La autonomía del cuerpo de las niñas y mujeres es un derecho fundamental que ha sido históricamente ignorado y violado, especialmente en entornos donde el poder y la autoridad son ejercidos sin cuestionamiento, como en algunas instituciones religiosas. La psicóloga y activista mexicana Marcela Lagarde señala que la violencia sexual es una forma de control y dominación que perpetúa la desigualdad de género. En el mismo sentido, el sociólogo argentino Gabriel Kessler argumenta que la cultura patriarcal y la desigualdad estructural son factores determinantes en la perpetuación de la violencia contra las mujeres y las niñas.

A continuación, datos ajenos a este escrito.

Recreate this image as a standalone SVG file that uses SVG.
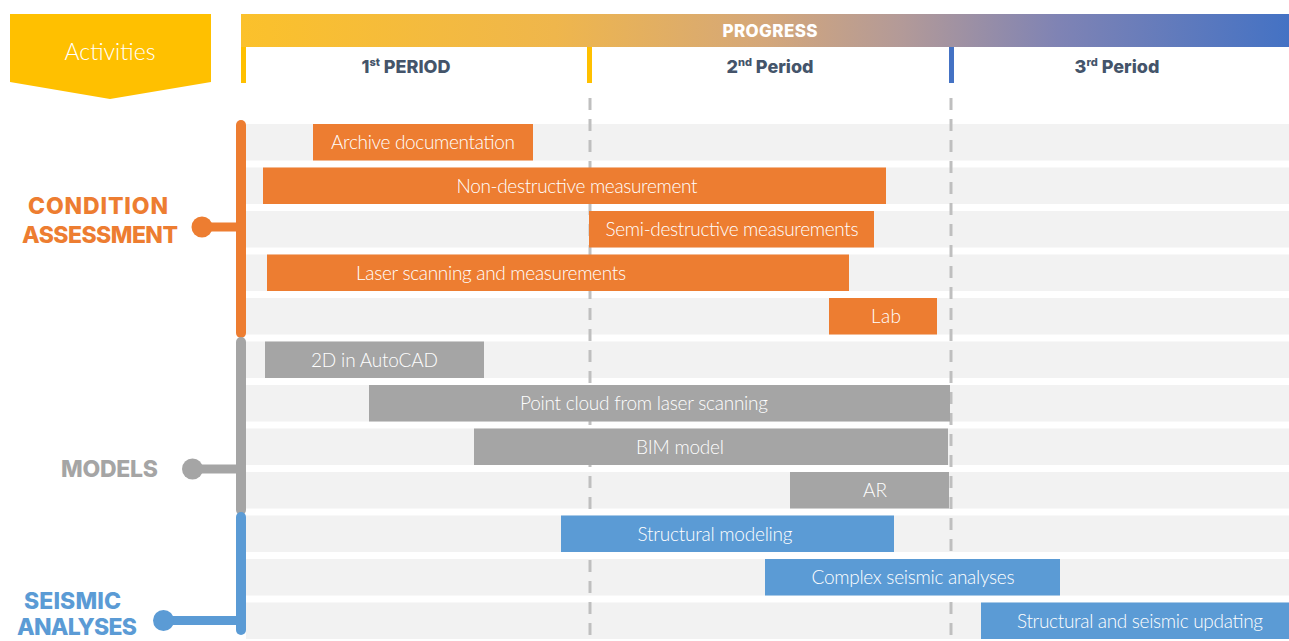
<svg xmlns="http://www.w3.org/2000/svg" width="1289" height="641" viewBox="0 0 1289 641">
<defs>
<linearGradient id="prog" x1="241" y1="0" x2="1289" y2="0" gradientUnits="userSpaceOnUse">
<stop offset="0" stop-color="#FBC12B"/>
<stop offset="0.3" stop-color="#EFB64C"/>
<stop offset="0.5" stop-color="#D4A77A"/>
<stop offset="0.63" stop-color="#B39A98"/>
<stop offset="0.78" stop-color="#7F83B4"/>
<stop offset="1" stop-color="#4472C4"/>
</linearGradient>
<style>
.row{fill:#F2F2F2}
.o{fill:#ED7D31}
.g{fill:#A5A5A5}
.b{fill:#5B9BD5}
.bl{font-family:Lato,"Liberation Sans",sans-serif;font-weight:300;font-size:19px;fill:#FFFFFF;text-anchor:middle}
.per{font-family:Inter,"Liberation Sans",sans-serif;font-weight:800;font-size:18px;fill:#44546A;text-anchor:middle}
.cat{font-family:Inter,"Liberation Sans",sans-serif;font-weight:800;font-size:23px;text-anchor:middle}
.dash{stroke:#BFBFBF;stroke-width:3;stroke-dasharray:12 9;fill:none}
</style>
</defs>
<rect width="1289" height="641" fill="#FFFFFF"/>

<g id="header">
<polygon points="10,14 211,14 211,82 110,99 10,82" fill="#FFC000"/>
<text x="110" y="60" font-family="Lato,'Liberation Sans',sans-serif" font-weight="300" font-size="23" fill="#FFFFFF" text-anchor="middle">Activities</text>
<rect x="241" y="14" width="1048" height="33" fill="url(#prog)"/>
<text x="770" y="37" font-family="Inter,'Liberation Sans',sans-serif" font-weight="800" font-size="17" fill="#FFFFFF" text-anchor="middle" textLength="95">PROGRESS</text>
<rect x="241" y="47" width="5" height="36" fill="#FFC000"/>
<rect x="587" y="47" width="5" height="36" fill="#FFC000"/>
<rect x="949" y="47" width="5" height="36" fill="#4472C4"/>
<text class="per" x="406" y="73">1<tspan font-size="11" dy="-7">st</tspan><tspan dy="7"> PERIOD</tspan></text>
<text class="per" x="770" y="73">2<tspan font-size="11" dy="-7">nd</tspan><tspan dy="7"> Period</tspan></text>
<text class="per" x="1117" y="73">3<tspan font-size="11" dy="-7">rd</tspan><tspan dy="7"> Period</tspan></text>
</g>

<g id="rows">
<rect class="row" x="246" y="124" width="1043" height="36.5"/>
<rect class="row" x="246" y="167.5" width="1043" height="36.5"/>
<rect class="row" x="246" y="211" width="1043" height="36.5"/>
<rect class="row" x="246" y="254.5" width="1043" height="36.5"/>
<rect class="row" x="246" y="298" width="1043" height="36.5"/>
<rect class="row" x="246" y="341.5" width="1043" height="36.5"/>
<rect class="row" x="246" y="385" width="1043" height="36.5"/>
<rect class="row" x="246" y="428.5" width="1043" height="36.5"/>
<rect class="row" x="246" y="472" width="1043" height="36.5"/>
<rect class="row" x="246" y="515.5" width="1043" height="36.5"/>
<rect class="row" x="246" y="559" width="1043" height="36.5"/>
<rect class="row" x="246" y="602.5" width="1043" height="36.5"/>
</g>

<g id="gridlines">
<line class="dash" x1="590" y1="98" x2="590" y2="641"/>
<line class="dash" x1="951" y1="98" x2="951" y2="641"/>
</g>

<g id="bar-archive"><rect class="o" x="313" y="124" width="220" height="36.5"/><text class="bl" x="423" y="149" textLength="184">Archive documentation</text></g>
<g id="bar-nondestructive"><rect class="o" x="263" y="167.5" width="623" height="36.5"/><text class="bl" x="577" y="192.5" textLength="241">Non-destructive measurement</text></g>
<g id="bar-semidestructive"><rect class="o" x="589" y="211" width="285" height="36.5"/><text class="bl" x="732" y="236" textLength="253">Semi-destructive measurements</text></g>
<g id="bar-laser"><rect class="o" x="267" y="254.5" width="582" height="36.5"/><text class="bl" x="491" y="279.5" textLength="270">Laser scanning and measurements</text></g>
<g id="bar-lab"><rect class="o" x="829" y="298" width="108" height="36.5"/><text class="bl" x="886" y="323" textLength="30">Lab</text></g>
<g id="bar-2d"><rect class="g" x="265" y="341.5" width="219" height="36.5"/><text class="bl" x="374.5" y="366.5" textLength="127">2D in AutoCAD</text></g>
<g id="bar-pointcloud"><rect class="g" x="369" y="385" width="581" height="36.5"/><text class="bl" x="644" y="410" textLength="248">Point cloud from laser scanning</text></g>
<g id="bar-bim"><rect class="g" x="474" y="428.5" width="474" height="36.5"/><text class="bl" x="680" y="453.5" textLength="88">BIM model</text></g>
<g id="bar-ar"><rect class="g" x="790" y="472" width="159" height="36.5"/><text class="bl" x="875" y="497" textLength="24">AR</text></g>
<g id="bar-structural"><rect class="b" x="561" y="515.5" width="333" height="36.5"/><text class="bl" x="715" y="540.5" textLength="155">Structural modeling</text></g>
<g id="bar-complex"><rect class="b" x="765" y="559" width="295" height="36.5"/><text class="bl" x="913" y="584" textLength="203">Complex seismic analyses</text></g>
<g id="bar-updating"><rect class="b" x="981" y="602.5" width="308" height="36.5"/><text class="bl" x="1140" y="627.5" textLength="246">Structural and seismic updating</text></g>

<g id="connectors" fill="none" stroke-linecap="round">
<line x1="241" y1="125" x2="241" y2="333" stroke="#ED7D31" stroke-width="10"/>
<line x1="203" y1="227" x2="241" y2="227" stroke="#ED7D31" stroke-width="9" stroke-linecap="butt"/>
<line x1="241" y1="342" x2="241" y2="510" stroke="#A5A5A5" stroke-width="10"/>
<line x1="192" y1="469" x2="241" y2="469" stroke="#A5A5A5" stroke-width="9" stroke-linecap="butt"/>
<line x1="241" y1="517" x2="241" y2="630" stroke="#5B9BD5" stroke-width="10"/>
<line x1="163" y1="620.5" x2="241" y2="620.5" stroke="#5B9BD5" stroke-width="9" stroke-linecap="butt"/>
</g>

<g id="cat-condition">
<circle cx="202" cy="227" r="10.5" fill="#ED7D31"/>
<text class="cat" x="98" y="214" fill="#ED7D31" textLength="140">CONDITION</text>
<text class="cat" x="100" y="243" fill="#ED7D31" textLength="156">ASSESSMENT</text>
</g>
<g id="cat-models">
<circle cx="192.5" cy="469" r="10.5" fill="#A5A5A5"/>
<text class="cat" x="109.5" y="477" fill="#A5A5A5" textLength="97">MODELS</text>
</g>
<g id="cat-seismic">
<circle cx="163.5" cy="620.5" r="10.5" fill="#5B9BD5"/>
<text class="cat" x="72.5" y="609" fill="#5B9BD5" font-size="21" textLength="97">SEISMIC</text>
<text class="cat" x="77" y="635" fill="#5B9BD5" font-size="21" textLength="120">ANALYSES</text>
</g>
</svg>
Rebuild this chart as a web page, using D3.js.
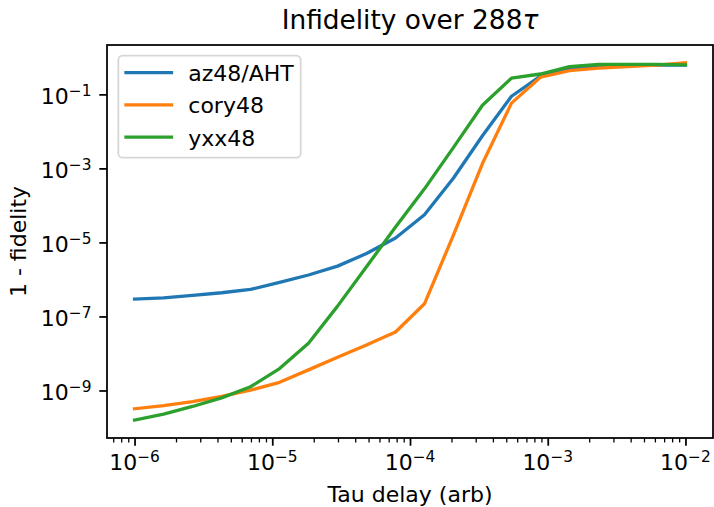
<!DOCTYPE html>
<html>
<head>
<meta charset="utf-8">
<script src="https://cdn.jsdelivr.net/npm/d3@7"></script>
<style>
  body { margin: 0; background: #fff; }
  text { font-family: "DejaVu Sans", sans-serif; fill: #000; }
</style>
</head>
<body>
<div id="chart"></div>
<script>
// tau delay, 20 log-spaced points from 1e-6 to 1e-2
var tauExp = [-6, -5.789, -5.579, -5.368, -5.158, -4.947, -4.737, -4.526, -4.316, -4.105,
              -3.895, -3.684, -3.474, -3.263, -3.053, -2.842, -2.632, -2.421, -2.211, -2];

var az48 = [2.95e-7, 3.16e-7, 3.72e-7, 4.37e-7, 5.37e-7, 8.3e-7, 1.32e-6, 2.29e-6, 5.0e-6, 1.32e-5,
            5.6e-5, 5.5e-4, 7.6e-3, 8.9e-2, 0.31, 0.48, 0.575, 0.60, 0.617, 0.617];
var cory48 = [3.2e-10, 3.9e-10, 5.0e-10, 6.9e-10, 1.02e-9, 1.66e-9, 3.6e-9, 7.9e-9, 1.7e-8, 3.8e-8,
              2.2e-7, 1.6e-5, 1.35e-3, 5.8e-2, 0.29, 0.44, 0.51, 0.56, 0.62, 0.71];
var yxx48 = [1.58e-10, 2.3e-10, 3.7e-10, 6.3e-10, 1.26e-9, 3.9e-9, 1.9e-8, 1.9e-7, 2.2e-6, 2.6e-5,
             2.8e-4, 3.7e-3, 5.1e-2, 0.275, 0.355, 0.56, 0.645, 0.645, 0.645, 0.63];

var seriesNames = ['az48/AHT', 'cory48', 'yxx48'];
var seriesColors = ['#1f77b4', '#ff7f0e', '#2ca02c'];
var xTickExp = [-6, -5, -4, -3, -2];
var yTickExp = [-1, -3, -5, -7, -9];

(function() {

  init();

  function init() {
    var width = 714;
    var height = 507;
    var left = 107, right = 713, top = 45, bottom = 438;
    var fs = 22;

    var svg = d3.select('#chart')
      .append('svg')
      .attr('height', height)
      .attr('width', width);

    var tau = tauExp.map(function(e) { return Math.pow(10, e); });
    var allSeries = [az48, cory48, yxx48];

    // matplotlib style 5% margins in log space
    var xl = d3.extent(tau).map(Math.log10);
    var xm = (xl[1] - xl[0]) * 0.05;
    var allY = [].concat(az48, cory48, yxx48);
    var yl = d3.extent(allY).map(Math.log10);
    var ym = (yl[1] - yl[0]) * 0.05;

    var x = d3.scaleLog()
      .domain([Math.pow(10, xl[0] - xm), Math.pow(10, xl[1] + xm)])
      .range([left, right]);
    var y = d3.scaleLog()
      .domain([Math.pow(10, yl[0] - ym), Math.pow(10, yl[1] + ym)])
      .range([bottom, top]);

    var line = d3.line()
      .x(function(d, i) { return x(tau[i]); })
      .y(function(d) { return y(d); });

    svg.append('g').selectAll('path')
      .data(allSeries)
      .enter()
      .append('path')
      .attr('fill', 'none')
      .attr('stroke', function(d, i) { return seriesColors[i]; })
      .attr('stroke-width', 3.3)
      .attr('stroke-linejoin', 'round')
      .attr('stroke-linecap', 'square')
      .attr('d', line);

    // minor x ticks
    var minor = [];
    for (var e = -7; e <= -2; e++) {
      for (var k = 2; k <= 9; k++) {
        var v = k * Math.pow(10, e);
        if (v >= x.domain()[0] && v <= x.domain()[1]) minor.push(v);
      }
    }

    var xAxis = d3.axisBottom(x)
      .tickValues(xTickExp.map(function(e) { return Math.pow(10, e); }))
      .tickSize(7.7)
      .tickPadding(7.7)
      .tickFormat('');
    var xg = svg.append('g')
      .attr('transform', 'translate(0,' + bottom + ')')
      .call(xAxis);

    var xMinor = d3.axisBottom(x)
      .tickValues(minor)
      .tickSize(4.4)
      .tickFormat('');
    var xmg = svg.append('g')
      .attr('transform', 'translate(0,' + bottom + ')')
      .call(xMinor);
    xmg.selectAll('line').attr('stroke-width', 1.3);
    xmg.select('.domain').remove();

    var yAxis = d3.axisLeft(y)
      .tickValues(yTickExp.map(function(e) { return Math.pow(10, e); }))
      .tickSize(7.7)
      .tickFormat('');
    var yg = svg.append('g')
      .attr('transform', 'translate(' + left + ',0)')
      .call(yAxis);

    [xg, yg].forEach(function(g) {
      g.select('.domain').remove();
      g.selectAll('line').attr('stroke', '#000').attr('stroke-width', 1.76);
    });
    xmg.selectAll('line').attr('stroke', '#000');

    // tick labels as 10^n
    function powLabel(sel, e) {
      sel.append('tspan').text('10');
      sel.append('tspan')
        .attr('font-size', fs * 0.7)
        .attr('dy', -8.3)
        .text('\u2212' + Math.abs(e));
    }

    xTickExp.forEach(function(e) {
      var t = svg.append('text')
        .attr('x', x(Math.pow(10, e)))
        .attr('y', 470)
        .attr('text-anchor', 'middle')
        .attr('font-size', fs);
      powLabel(t, e);
    });

    yTickExp.forEach(function(e) {
      var t = svg.append('text')
        .attr('x', 91.5)
        .attr('y', y(Math.pow(10, e)) + 9.6)
        .attr('text-anchor', 'end')
        .attr('font-size', fs);
      powLabel(t, e);
    });

    // spines
    svg.append('rect')
      .attr('x', left)
      .attr('y', top)
      .attr('width', right - left)
      .attr('height', bottom - top)
      .attr('fill', 'none')
      .attr('stroke', '#000')
      .attr('stroke-width', 1.76);

    // title and labels
    var title = svg.append('text')
      .attr('x', (left + right) / 2)
      .attr('y', 29)
      .attr('text-anchor', 'middle')
      .attr('font-size', 26.4);
    title.append('tspan').text('Infidelity over 288');
    title.append('tspan').attr('font-style', 'italic').text('\u03c4');

    svg.append('text')
      .attr('x', (left + right) / 2)
      .attr('y', 502)
      .attr('text-anchor', 'middle')
      .attr('font-size', fs)
      .text('Tau delay (arb)');

    svg.append('text')
      .attr('transform', 'translate(26,' + (top + bottom) / 2 + ') rotate(-90)')
      .attr('text-anchor', 'middle')
      .attr('font-size', fs)
      .text('1 - fidelity');

    // legend
    var legend = svg.append('g');
    legend.append('rect')
      .attr('x', 118.3)
      .attr('y', 55.7)
      .attr('width', 182.4)
      .attr('height', 102)
      .attr('rx', 4.4)
      .attr('fill', '#fff')
      .attr('fill-opacity', 0.8)
      .attr('stroke', '#cccccc')
      .attr('stroke-opacity', 0.8)
      .attr('stroke-width', 1.76);

    var items = legend.selectAll('g.item')
      .data(seriesNames)
      .enter()
      .append('g')
      .attr('transform', function(d, i) { return 'translate(0,' + (72.7 + i * 32.2) + ')'; });
    items.append('line')
      .attr('x1', 126)
      .attr('x2', 171.5)
      .attr('stroke', function(d, i) { return seriesColors[i]; })
      .attr('stroke-width', 3.3)
      .attr('stroke-linecap', 'square');
    items.append('text')
      .attr('x', 188.3)
      .attr('y', 8.5)
      .attr('font-size', fs)
      .text(function(d) { return d; });
  }

})()
</script>
</body>
</html>
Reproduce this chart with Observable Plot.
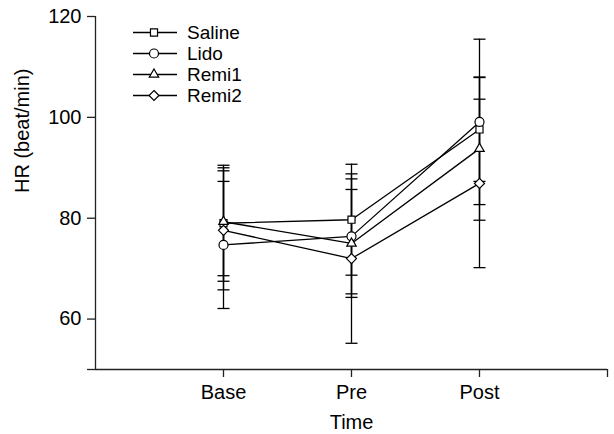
<!DOCTYPE html>
<html><head><meta charset="utf-8">
<script src="https://cdn.jsdelivr.net/npm/d3@7"></script>
<script src="https://cdn.jsdelivr.net/npm/@observablehq/plot@0.6"></script>
<style>
body{margin:0;background:#fff;font-family:"Liberation Sans",Arial,sans-serif;}
#wrap{position:relative;width:614px;height:434px;}
#legend{position:absolute;left:133px;top:22px;font-size:19px;color:#000;}
.lrow{display:flex;align-items:center;height:21px;}
.lrow span{margin-left:10px;line-height:21px;}
</style></head><body><div id="wrap"><div id="legend"></div></div>
<script>
const timepoints = ["Base", "Pre", "Post"];
const groups = ["Saline", "Lido", "Remi1", "Remi2"];
const symbols = ["square2", "circle", "triangle2", "diamond2"];
const salineMean = [79.0, 79.7, 97.6];
const salineSD   = [11.5, 11.0, 10.3];
const lidoMean   = [74.7, 76.4, 99.1];
const lidoSD     = [12.6, 11.4, 16.4];
const remi1Mean  = [79.3, 75.0, 93.8];
const remi1SD    = [10.7, 10.7, 14.2];
const remi2Mean  = [77.6, 72.0, 86.9];
const remi2SD    = [11.8, 16.8, 16.7];
const yTicks = [50, 60, 80, 100, 120];
const yLabels = ["", "60", "80", "100", "120"];
const xTicks = [1, 2, 3, 4];

const means = [salineMean, lidoMean, remi1Mean, remi2Mean];
const sds = [salineSD, lidoSD, remi1SD, remi2SD];
const rows = [];
groups.forEach((g, gi) => {
  timepoints.forEach((t, ti) => {
    rows.push({group: g, t: ti + 1, mean: means[gi][ti], sd: sds[gi][ti]});
  });
});

const cap = {draw(context, size) { context.moveTo(-6, 0); context.lineTo(6, 0); }};
const ff = "Liberation Sans, Arial, sans-serif";

const chart = Plot.plot({
  width: 614, height: 434,
  marginLeft: 95, marginRight: 7, marginTop: 16, marginBottom: 65,
  style: {fontFamily: ff, fontSize: "20px", color: "#000", background: "#fff"},
  x: {domain: [0, 4]},
  y: {domain: [50, 120]},
  symbol: {domain: groups, range: symbols},
  marks: [
    Plot.axisX({ticks: xTicks, tickFormat: i => timepoints[i - 1] ?? "", tickSize: 8, tickPadding: 7, label: null, stroke: "#222", strokeWidth: 1.3, fontSize: 20}),
    Plot.axisY({ticks: yTicks, tickFormat: v => yLabels[yTicks.indexOf(v)], tickSize: 8, tickPadding: 6, label: null, stroke: "#222", strokeWidth: 1.3, fontSize: 20}),
    Plot.ruleX([0], {stroke: "#222", strokeWidth: 1.3}),
    Plot.ruleY([50], {stroke: "#222", strokeWidth: 1.3}),
    Plot.text(["Time"], {frameAnchor: "bottom", dy: 59, fontSize: 20}),
    Plot.text(["HR (beat/min)"], {frameAnchor: "left", dx: -73, rotate: -90, fontSize: 20}),
    Plot.ruleX(rows, {x: "t", y1: d => d.mean - d.sd, y2: d => d.mean + d.sd, stroke: "#000", strokeWidth: 1.3}),
    Plot.dot(rows, {x: "t", y: d => d.mean + d.sd, symbol: cap, stroke: "#000", strokeWidth: 1.3, fill: "none"}),
    Plot.dot(rows, {x: "t", y: d => d.mean - d.sd, symbol: cap, stroke: "#000", strokeWidth: 1.3, fill: "none"}),
    Plot.line(rows, {x: "t", y: "mean", z: "group", stroke: "#000", strokeWidth: 1.3}),
    Plot.dot(rows, {x: "t", y: "mean", symbol: "group", r: 4.5, fill: "white", stroke: "#000", strokeWidth: 1.2})
  ]
});
document.getElementById("wrap").prepend(chart);

const legend = d3.select("#legend");
const d3syms = {square2: d3.symbolSquare2, circle: d3.symbolCircle, triangle2: d3.symbolTriangle2, diamond2: d3.symbolDiamond2};
groups.forEach((g, i) => {
  const row = legend.append("div").attr("class", "lrow");
  const svg = row.append("svg").attr("width", 44).attr("height", 21);
  svg.append("line").attr("x1", 0).attr("x2", 44).attr("y1", 10.5).attr("y2", 10.5).attr("stroke", "#000").attr("stroke-width", 1.3);
  svg.append("path").attr("transform", "translate(21,10.5)")
    .attr("d", d3.symbol(d3syms[symbols[i]], Math.PI * 4.5 * 4.5)())
    .attr("fill", "white").attr("stroke", "#000").attr("stroke-width", 1.2);
  row.append("span").text(g);
});
</script>
</body></html>
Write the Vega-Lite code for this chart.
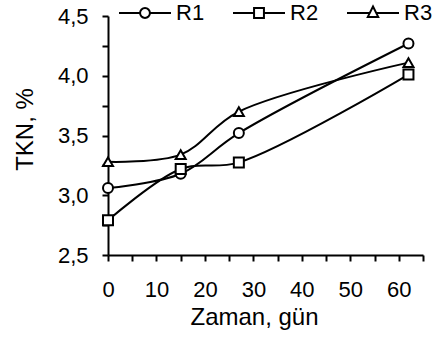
{
  "$schema": "https://vega.github.io/schema/vega-lite/v6.json",
  "width": 315,
  "height": 239,
  "autosize": {"type": "none"},
  "padding": {"left": 108, "top": 16, "right": 11, "bottom": 85},
  "background": "white",
  "config": {
    "view": {"stroke": null},
    "font": "Liberation Sans",
    "axis": {
      "grid": false,
      "domainColor": "black",
      "domainWidth": 2,
      "tickColor": "black",
      "tickWidth": 2,
      "tickSize": 6,
      "labelFont": "Liberation Sans",
      "labelFontSize": 22,
      "labelColor": "black",
      "titleFont": "Liberation Sans",
      "titleFontSize": 24,
      "titleFontWeight": "normal",
      "titleColor": "black"
    }
  },
  "data": {
    "values": [
      {"series": "R1", "day": 0, "tkn": 3.06},
      {"series": "R1", "day": 15, "tkn": 3.18},
      {"series": "R1", "day": 27, "tkn": 3.52},
      {"series": "R1", "day": 62, "tkn": 4.27},
      {"series": "R2", "day": 0, "tkn": 2.79},
      {"series": "R2", "day": 15, "tkn": 3.22},
      {"series": "R2", "day": 27, "tkn": 3.275},
      {"series": "R2", "day": 62, "tkn": 4.01},
      {"series": "R3", "day": 0, "tkn": 3.28},
      {"series": "R3", "day": 15, "tkn": 3.34},
      {"series": "R3", "day": 27, "tkn": 3.7},
      {"series": "R3", "day": 62, "tkn": 4.11}
    ]
  },
  "encoding": {
    "x": {
      "field": "day",
      "type": "quantitative",
      "scale": {"domain": [0, 65], "nice": false},
      "axis": {
        "title": "Zaman, gün",
        "values": [0, 5, 10, 15, 20, 25, 30, 35, 40, 45, 50, 55, 60, 65],
        "labelExpr": "datum.value % 10 == 0 && datum.value <= 60 ? datum.label : ''",
        "labelPadding": 18,
        "titlePadding": 5,
        "titleX": 146,
        "titleAnchor": "middle",
        "labelFlush": false
      }
    },
    "y": {
      "field": "tkn",
      "type": "quantitative",
      "scale": {"domain": [2.5, 4.5], "nice": false, "zero": false},
      "axis": {
        "title": "TKN, %",
        "values": [2.5, 2.75, 3, 3.25, 3.5, 3.75, 4, 4.25, 4.5],
        "labelExpr": "round(datum.value * 4) % 2 == 0 ? replace(format(datum.value, '.1f'), '.', ',') : ''",
        "labelPadding": 14,
        "titlePadding": 20,
        "titleY": 113,
        "titleAnchor": "middle",
        "labelFlush": false
      }
    }
  },
  "resolve": {"scale": {"shape": "independent"}, "legend": {"shape": "independent"}},
  "layer": [
    {
      "mark": {"type": "line", "interpolate": "catmull-rom", "color": "black", "strokeWidth": 2},
      "encoding": {"detail": {"field": "series"}}
    },
    {
      "mark": {"type": "point", "filled": true, "fill": "white", "stroke": "black", "strokeWidth": 2, "size": 100, "opacity": 1},
      "encoding": {
        "shape": {
          "field": "series",
          "type": "nominal",
          "scale": {"domain": ["R1", "R2", "R3"], "range": ["circle", "square", "triangle-up"]},
          "legend": null
        }
      }
    },
    {
      "transform": [{"filter": "datum.day < 0"}],
      "mark": {"type": "point", "filled": false, "stroke": "black", "strokeWidth": 2, "opacity": 1},
      "encoding": {
        "shape": {
          "field": "series",
          "type": "nominal",
          "scale": {
            "domain": ["R1", "R2", "R3"],
            "range": [
              "M-1,0H-0.19M0.19,0H1M0.19,0A0.19,0.19,0,1,1,-0.19,0A0.19,0.19,0,1,1,0.19,0Z",
              "M-1,0H-0.19M0.19,0H1M-0.19,-0.19H0.19V0.19H-0.19Z",
              "M-1,0H-0.13M0.13,0H1M0,-0.25L0.2,0.15L-0.2,0.15Z"
            ]
          },
          "legend": {
            "title": null,
            "orient": "none",
            "legendX": 10,
            "legendY": -30,
            "direction": "horizontal",
            "columns": 3,
            "columnPadding": 24,
            "labelOffset": 4,
            "labelFont": "Liberation Sans",
            "labelFontSize": 22,
            "labelColor": "black",
            "symbolSize": 2704,
            "symbolStrokeWidth": 2,
            "symbolStrokeColor": "black",
            "symbolFillColor": "white",
            "symbolOpacity": 1
          }
        }
      }
    }
  ]
}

El caso de Castillo Ortega es un claro ejemplo de cómo las figuras de autoridad, amparadas por una fachada de moralidad y rectitud, pueden perpetrar actos de abuso bajo la impunidad otorgada por su posición. La hipocresía del conservadurismo y ciertos sectores de la derecha es evidente en su tibia o inexistente condena hacia estos actos. En muchas ocasiones, se observa un silencio cómplice o incluso una defensa encubierta de los perpetradores, bajo el pretexto de preservar la imagen de la institución religiosa.

En República Dominicana, la falta de un repudio contundente por parte de la comunidad religiosa hacia estos actos de abuso es alarmante. Este silencio o minimización de las agresiones no solo perpetúa la impunidad, sino que también envía un mensaje peligroso: el de la complicidad. Cuando las masas religiosas no condenan de manera clara y firme las agresiones sexuales cometidas por figuras de autoridad dentro de su comunidad, se convierten, de manera indirecta, en cómplices de estos crímenes. Este proceso de apoyo implícito se traduce en una normalización de la violencia y una falta de protección efectiva para las víctimas.

La socióloga chilena Teresa Valdés ha destacado que “la estructura jerárquica y patriarcal de muchas instituciones religiosas crea un entorno propicio para el abuso de poder y la violencia de género”. En este contexto, la falta de una reacción enérgica por parte de la comunidad religiosa dominicana no solo refleja una falla moral, sino también una crisis de valores fundamentales. La ausencia de una condena rotunda y la defensa de los perpetradores bajo el manto del liderazgo religioso refuerzan la idea de que las niñas y mujeres no merecen una protección plena y que su sufrimiento es secundario frente a la reputación de la institución.

Es crucial que la sociedad, y en particular los sectores que abogan por valores conservadores y religiosos, adopten una postura clara y firme contra cualquier forma de abuso sexual. La defensa de los derechos de las niñas y mujeres debe estar por encima de cualquier interés institucional o ideológico. La protección y el respeto por la autonomía corporal de todas las personas, especialmente las más vulnerables, es un principio básico de cualquier sociedad justa y equitativa.

El caso del pastor Castillo Ortega debe servir como un llamado urgente a la reflexión y acción. La implementación efectiva de leyes como la 136-03, la denuncia y condena inequívoca de los abusos sexuales, y el reconocimiento y respeto por la autonomía del cuerpo de las niñas y mujeres son pasos indispensables para construir una sociedad más justa y libre de violencia. La hipocresía y la complicidad no pueden tener lugar en una sociedad que aspira a la igualdad y la justicia.